В конце войны произошло одно событие. По Садовому кольцу вели напоказ большую колонну немецких военнопленных. Об этом было объявлено по радио заранее — всех москвичей приглашали посмотреть на такое зрелище. Я не пошла. Меня оттолкнула какая-то темная средневековость этого замысла. От тех, кто пошел, я слышала два запомнившихся мне рассказа. Первый — немцы смотрели на детей, которых некоторые матери взяли с собой. Второй — о том, как многие из женщин плакали и говорили:

— Вот и наших так где-то ведут.

Оба эти рассказа остались в моей памяти, прорвавшейся в них человечностью. Даниил потом рассердился на меня за то, что я не пошла смотреть на пленных и говорит:

— Ну как ты могла! Мне так важно это событие для продолжения «Странников», я бы все видел твоими глазами.

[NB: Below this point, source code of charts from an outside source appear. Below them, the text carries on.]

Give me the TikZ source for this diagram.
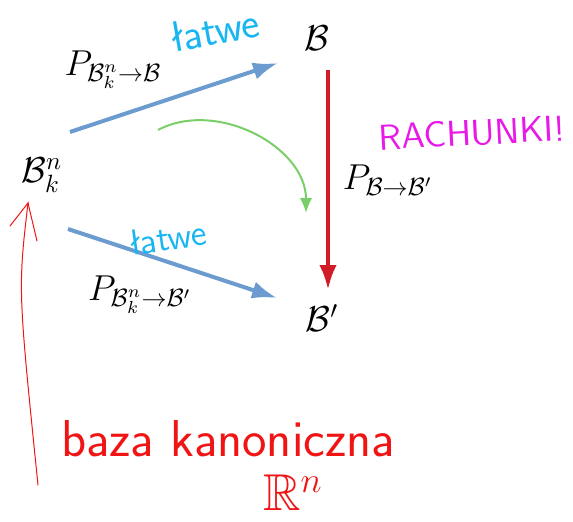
\documentclass[tikz,border=0pt]{standalone}
\usepackage{amsmath,amssymb}
\usepackage{xcolor}
\usepackage{tikz}
\usetikzlibrary{calc,arrows.meta}
\definecolor{basisblue}{RGB}{108,155,208}
\definecolor{hardred}{RGB}{208,28,38}
\definecolor{softgreen}{RGB}{122,206,104}
\definecolor{notecyan}{RGB}{24,182,240}
\definecolor{notemagenta}{RGB}{232,24,232}
\definecolor{notered}{RGB}{240,20,20}

\begin{document}
\begin{tikzpicture}[x=0.4pt,y=0.4pt,every node/.style={font=\Large},>={Latex[length=10pt,width=7pt]}]
    \useasboundingbox (0,0) rectangle (573,521);
    \node (B) at (317,483) {$\mathcal{B}$};
    \node (Bkn) at (42,346) {$\mathcal{B}_k^n$};
    \node (Bp) at (322,203) {$\mathcal{B}'$};
    \draw[->,basisblue,line width=1.6pt] ($(Bkn)+(28,43)$) -- ($(B)+(-39,-25)$);
    \draw[->,basisblue,line width=1.6pt] ($(Bkn)+(26,-54)$) -- ($(Bp)+(-45,20)$);
    \draw[->,hardred,line width=1.7pt] ($(B)+(11,-32)$) -- ($(Bp)+(6,28)$);
    \draw[->,softgreen,line width=0.8pt,>={Latex[length=6pt,width=5pt]}] ($(B)+(-159,-92)$) to[out=28,in=90] ($(Bp)+(-16,105)$);
    \node (pa) at (113,451) {$P_{\mathcal{B}_k^n\to\mathcal{B}}$};
    \node (pb) at (388,341) {$P_{\mathcal{B}\to\mathcal{B}'}$};
    \node (pc) at (140,226) {$P_{\mathcal{B}_k^n\to\mathcal{B}'}$};
    % notatki
    \node[notecyan,rotate=10,font=\LARGE\sffamily] (ea) at (215,491) {łatwe};
    \node[notecyan,rotate=8,font=\Large\sffamily] (eb) at (168,283) {łatwe};
    \node[notemagenta,rotate=3,font=\Large\sffamily] (hard) at (472,388) {RACHUNKI!};
    \node[notered,font=\huge\sffamily] (canon) at (228,82) {baza kanoniczna};
    \node[notered,font=\huge] (rn) at (293,28) {$\mathbb{R}^n$};
    \draw[notered,line width=0.4pt,line cap=round] ($(canon)+(-190,-46)$) .. controls ($(canon)+(-210,150)$) .. ($(canon)+(-200,236)$)
        coordinate (tip) -- ++(-18,-23);
    \draw[notered,line width=0.4pt,line cap=round] (tip) -- ++(9,-38);
  \end{tikzpicture}
\end{document}
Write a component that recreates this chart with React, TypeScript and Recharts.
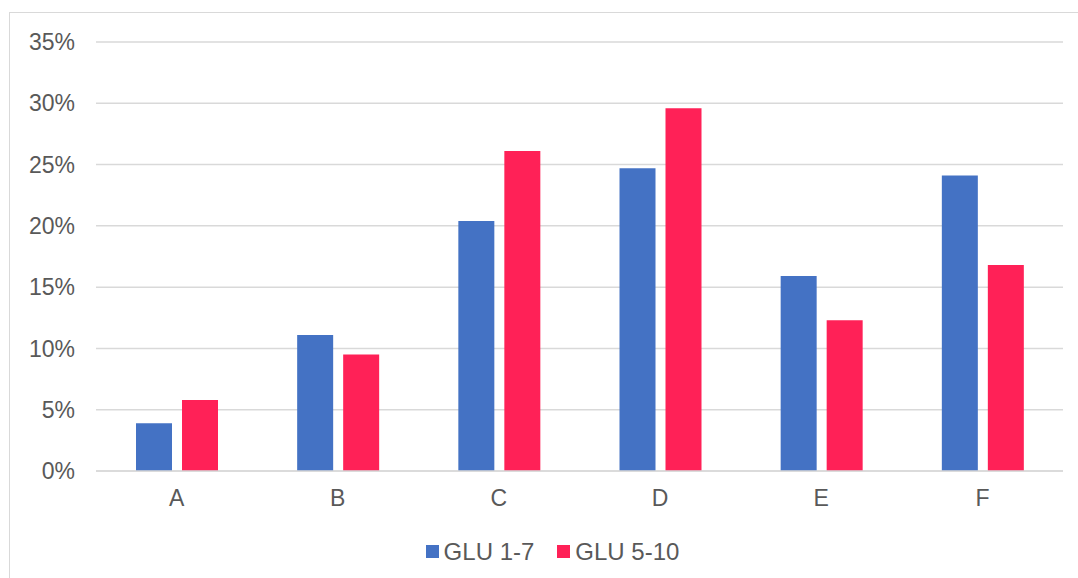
import React from "react";
import {
  BarChart,
  Bar,
  XAxis,
  YAxis,
  CartesianGrid,
  Legend,
} from "recharts";

const categories = ["A", "B", "C", "D", "E", "F"];
const glu17 = [3.9, 11.1, 20.4, 24.7, 15.9, 24.1];
const glu510 = [5.8, 9.5, 26.1, 29.6, 12.3, 16.8];
const yTicks = [0, 5, 10, 15, 20, 25, 30, 35];

const data = categories.map((c, i) => ({
  name: c,
  glu17: glu17[i],
  glu510: glu510[i],
}));

const FONT = '"Liberation Sans", Arial, sans-serif';
const TEXT = "#595959";

function renderLegend(props: any) {
  const { payload } = props;
  return (
    <div
      style={{
        display: "flex",
        justifyContent: "center",
        alignItems: "center",
        fontFamily: FONT,
        paddingTop: 17,
        paddingLeft: 42,
        lineHeight: "27px",
      }}
    >
      {payload.map((p: any, i: number) => (
        <div key={i} style={{ display: "flex", alignItems: "center", marginLeft: i > 0 ? 23 : 0 }}>
          <span style={{ width: 13, height: 13, background: p.color, display: "inline-block", marginRight: 5 }} />
          <span style={{ color: TEXT, fontSize: 24 }}>{p.value}</span>
        </div>
      ))}
    </div>
  );
}

export default function App() {
  return (
    <div style={{ position: "fixed", left: 0, top: 0, width: 1078, height: 578, background: "#fff", overflow: "hidden" }}>
      <div
        style={{
          position: "absolute",
          left: 9,
          top: 12,
          width: 1200,
          height: 700,
          border: "1px solid #d9d9d9",
        }}
      />
      <div style={{ position: "absolute", left: 0, top: 0 }}>
        <BarChart
          width={1078}
          height={578}
          data={data}
          margin={{ top: 42, right: 15, bottom: 0, left: 0 }}
          barSize={36}
          barGap={10}
        >
          <CartesianGrid vertical={false} stroke="#d9d9d9" strokeWidth={1.5} />
          <XAxis
            dataKey="name"
            tickLine={false}
            axisLine={{ stroke: "#d9d9d9", strokeWidth: 1.5 }}
            tickSize={0}
            tickMargin={19}
            height={50}
            tick={{ fill: TEXT, fontSize: 23, fontFamily: FONT }}
          />
          <YAxis
            domain={[0, 35]}
            ticks={yTicks}
            width={96}
            axisLine={false}
            tickLine={false}
            tickSize={0}
            tickMargin={21}
            tickFormatter={(v: number) => `${v}%`}
            tick={{ fill: TEXT, fontSize: 23, fontFamily: FONT }}
          />
          <Legend verticalAlign="bottom" height={57} content={renderLegend} />
          <Bar dataKey="glu17" name="GLU 1-7" fill="#4472C4" isAnimationActive={false} />
          <Bar dataKey="glu510" name="GLU 5-10" fill="#FF2157" isAnimationActive={false} />
        </BarChart>
      </div>
    </div>
  );
}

По всему было ясно, что война кончается.

Так что же мы отстояли в итоге второй мировой? Называю цифры: 30 миллионов солдат, погибших за победившую Россию, 8 миллионов — за побежденную Германию. Неважно, правильны ли эти цифры. Соотношение правильное. Десятки миллионов в лагерях. Я была с ними, я знаю. Среди них балтийские, западноукраинские дети 14–15 лет. Эшелоны солдат, арестованных, едущих на север, в Воркуту, с темными пятнами от сорванных с выцветших гимнастерок орденов. Спокойно наблюдаемый нашими войсками разгром фашистами восстания в Польше. Танки в Чехословакии, в Венгрии. В этом нет ничего русского. Это — советская власть, пришедший к власти коммунизм, который и в тех странах опирался на эстонских, латышских, польских, венгерских коммунистов. Но это забыто. Все сейчас приписывают русским. А русские пострадали больше всех. Трагедия отличается от несчастья величием и ощущением масштаба, а масштаб — это тоже ценность. Хочу повторить, что страдания такого масштаба Господь посылает только тогда, когда знает, что народ эти страдания вынесет и выйдет к Господу. Больше выходить не к кому.